(DATA):
## Start

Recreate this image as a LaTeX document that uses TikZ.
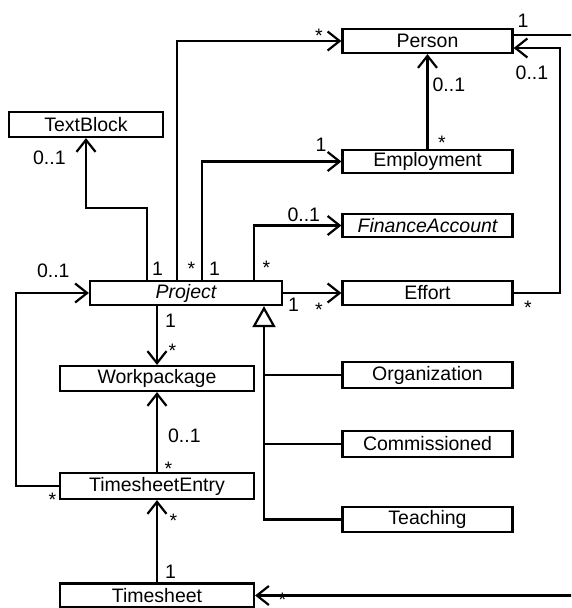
\documentclass[tikz,border=0pt]{standalone}
\usepackage{fontspec}
\setmainfont{Liberation Sans}
\usetikzlibrary{arrows.meta,positioning}
\newcommand{\umlfont}{\fontsize{19.5}{23}\selectfont}
\begin{document}
\begin{tikzpicture}[x=1pt, y=-1pt, line width=2.2pt, font=\umlfont,
    >={Straight Barb[length=12pt,width=19pt]}]
    \tikzstyle{block} = [draw, fill=white, rectangle, inner sep=0pt,
    minimum height=24pt, minimum width=170pt]
    \tikzstyle{mult} = [inner sep=0pt, anchor=north west]
    \tikzstyle{inherit} = [-{Triangle[open, length=21pt, width=23pt]}]
    \useasboundingbox (0,0) rectangle (571,608);
    \clip (0,0) rectangle (571,608);
    % classes
    \node [block, minimum width=154pt, minimum height=25pt] (textblock) at (86,124.5) {TextBlock};
    \node [block] (person) at (427.5,41) {Person};
    \node [block, below of=person, node distance=120.5pt, minimum height=23pt] (employment) {Employment};
    \node [block, below of=employment, node distance=64pt, minimum height=23pt] (finance) {\itshape FinanceAccount};
    \node [block, below of=finance, node distance=67.5pt] (effort) {Effort};
    \node [block, minimum width=192pt] (project) at (186,293) {\itshape Project};
    \node [block, minimum width=194pt, minimum height=25pt] (workpackage) at (157,378.5) {Workpackage};
    \node [block, below of=workpackage, node distance=107.5pt, minimum width=194pt, minimum height=26pt] (entry) {TimesheetEntry};
    \node [block, below of=entry, node distance=109.5pt, minimum width=194pt] (timesheet) {Timesheet};
    \node [block, minimum height=26pt] (organization) at (427.5,375) {Organization};
    \node [block, below of=organization, node distance=69pt, minimum height=26pt] (commissioned) {Commissioned};
    \node [block, below of=commissioned, node distance=75.5pt, minimum height=25pt] (teaching) {Teaching};
    % associations
    \draw [->] ([xshift=-39pt]project.north) node [mult, shift={(4,-19)}] (m1) {1}
        -- ++(0,-72) -| (textblock.south) node [mult, shift={(-54,12)}] (m2) {0..1};
    \draw [->] ([xshift=-9pt]project.north) node [mult, shift={(9.5,-19)}] (m3) {*}
        |- (person.west) node [mult, shift={(-27.5,-13)}] (m4) {*};
    \draw [->] ([xshift=16pt]project.north) node [mult, shift={(6,-19)}] (m5) {1}
        |- (employment.west) node [mult, shift={(-27,-25)}] (m6) {1};
    \draw [->] ([xshift=68pt]project.north) node [mult, shift={(7.5,-20)}] (m7) {*}
        |- (finance.west) node [mult, shift={(-55,-19)}] (m8) {0..1};
    \draw [->] (project.east) node [mult, shift={(4,4)}] (m9) {1}
        -- (effort.west) node [mult, shift={(-27.5,9)}] (m10) {*};
    \draw [->] (effort.east) node [mult, shift={(9.5,7)}] (m11) {*}
        -- ++(46,0) |- ([yshift=-7pt]person.east) node [mult, shift={(1,17)}] (m12) {0..1};
    \draw [->] (employment.north) node [mult, shift={(9.5,-14)}] (m13) {*}
        -- (person.south) node [mult, shift={(4,23)}] (m14) {0..1};
    \draw [->] ([xshift=-29pt]project.south) node [mult, shift={(7,7)}] (m15) {1}
        -- (workpackage.north) node [mult, shift={(10.5,-22)}] (m16) {*};
    \draw [->] (entry.north) node [mult, shift={(6.5,-11)}] (m17) {*}
        -- (workpackage.south) node [mult, shift={(10,36)}] (m18) {0..1};
    \draw [->] (entry.west) node [mult, shift={(-11.5,6)}] (m19) {*}
        -- ++(-43,0) |- (project.west) node [mult, shift={(-53,-30)}] (m20) {0..1};
    \draw [->] (timesheet.north) node [mult, shift={(7,-18)}] (m21) {1}
        -- (entry.south) node [mult, shift={(11.5,13)}] (m22) {*};
    \draw [->] ([yshift=6pt]person.east) node [mult, shift={(3,-22)}] (m23) {1}
        -- ++(80,0) |- (timesheet.east) node [mult, shift={(22.5,-4)}] (m24) {*};
    % generalization
    \coordinate (gen) at ([xshift=78pt]project.south);
    \draw [inherit] (teaching) -| (gen);
    \draw (organization) -- (organization -| gen);
    \draw (commissioned) -- (commissioned -| gen);
\end{tikzpicture}
\end{document}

## End

(EXERCISE INSTRUCTIONS):
Return each line of the data, keeping its wording exact and omitting pictures.

(ANSWER TO THIS TASK):
Recreate this image as a LaTeX document that uses TikZ.
\documentclass[tikz,border=0pt]{standalone}
\usepackage{fontspec}
\setmainfont{Liberation Sans}
\usetikzlibrary{arrows.meta,positioning}
\newcommand{\umlfont}{\fontsize{19.5}{23}\selectfont}
\begin{document}
\begin{tikzpicture}[x=1pt, y=-1pt, line width=2.2pt, font=\umlfont,
    >={Straight Barb[length=12pt,width=19pt]}]
    \tikzstyle{block} = [draw, fill=white, rectangle, inner sep=0pt,
    minimum height=24pt, minimum width=170pt]
    \tikzstyle{mult} = [inner sep=0pt, anchor=north west]
    \tikzstyle{inherit} = [-{Triangle[open, length=21pt, width=23pt]}]
    \useasboundingbox (0,0) rectangle (571,608);
    \clip (0,0) rectangle (571,608);
    % classes
    \node [block, minimum width=154pt, minimum height=25pt] (textblock) at (86,124.5) {TextBlock};
    \node [block] (person) at (427.5,41) {Person};
    \node [block, below of=person, node distance=120.5pt, minimum height=23pt] (employment) {Employment};
    \node [block, below of=employment, node distance=64pt, minimum height=23pt] (finance) {\itshape FinanceAccount};
    \node [block, below of=finance, node distance=67.5pt] (effort) {Effort};
    \node [block, minimum width=192pt] (project) at (186,293) {\itshape Project};
    \node [block, minimum width=194pt, minimum height=25pt] (workpackage) at (157,378.5) {Workpackage};
    \node [block, below of=workpackage, node distance=107.5pt, minimum width=194pt, minimum height=26pt] (entry) {TimesheetEntry};
    \node [block, below of=entry, node distance=109.5pt, minimum width=194pt] (timesheet) {Timesheet};
    \node [block, minimum height=26pt] (organization) at (427.5,375) {Organization};
    \node [block, below of=organization, node distance=69pt, minimum height=26pt] (commissioned) {Commissioned};
    \node [block, below of=commissioned, node distance=75.5pt, minimum height=25pt] (teaching) {Teaching};
    % associations
    \draw [->] ([xshift=-39pt]project.north) node [mult, shift={(4,-19)}] (m1) {1}
        -- ++(0,-72) -| (textblock.south) node [mult, shift={(-54,12)}] (m2) {0..1};
    \draw [->] ([xshift=-9pt]project.north) node [mult, shift={(9.5,-19)}] (m3) {*}
        |- (person.west) node [mult, shift={(-27.5,-13)}] (m4) {*};
    \draw [->] ([xshift=16pt]project.north) node [mult, shift={(6,-19)}] (m5) {1}
        |- (employment.west) node [mult, shift={(-27,-25)}] (m6) {1};
    \draw [->] ([xshift=68pt]project.north) node [mult, shift={(7.5,-20)}] (m7) {*}
        |- (finance.west) node [mult, shift={(-55,-19)}] (m8) {0..1};
    \draw [->] (project.east) node [mult, shift={(4,4)}] (m9) {1}
        -- (effort.west) node [mult, shift={(-27.5,9)}] (m10) {*};
    \draw [->] (effort.east) node [mult, shift={(9.5,7)}] (m11) {*}
        -- ++(46,0) |- ([yshift=-7pt]person.east) node [mult, shift={(1,17)}] (m12) {0..1};
    \draw [->] (employment.north) node [mult, shift={(9.5,-14)}] (m13) {*}
        -- (person.south) node [mult, shift={(4,23)}] (m14) {0..1};
    \draw [->] ([xshift=-29pt]project.south) node [mult, shift={(7,7)}] (m15) {1}
        -- (workpackage.north) node [mult, shift={(10.5,-22)}] (m16) {*};
    \draw [->] (entry.north) node [mult, shift={(6.5,-11)}] (m17) {*}
        -- (workpackage.south) node [mult, shift={(10,36)}] (m18) {0..1};
    \draw [->] (entry.west) node [mult, shift={(-11.5,6)}] (m19) {*}
        -- ++(-43,0) |- (project.west) node [mult, shift={(-53,-30)}] (m20) {0..1};
    \draw [->] (timesheet.north) node [mult, shift={(7,-18)}] (m21) {1}
        -- (entry.south) node [mult, shift={(11.5,13)}] (m22) {*};
    \draw [->] ([yshift=6pt]person.east) node [mult, shift={(3,-22)}] (m23) {1}
        -- ++(80,0) |- (timesheet.east) node [mult, shift={(22.5,-4)}] (m24) {*};
    % generalization
    \coordinate (gen) at ([xshift=78pt]project.south);
    \draw [inherit] (teaching) -| (gen);
    \draw (organization) -- (organization -| gen);
    \draw (commissioned) -- (commissioned -| gen);
\end{tikzpicture}
\end{document}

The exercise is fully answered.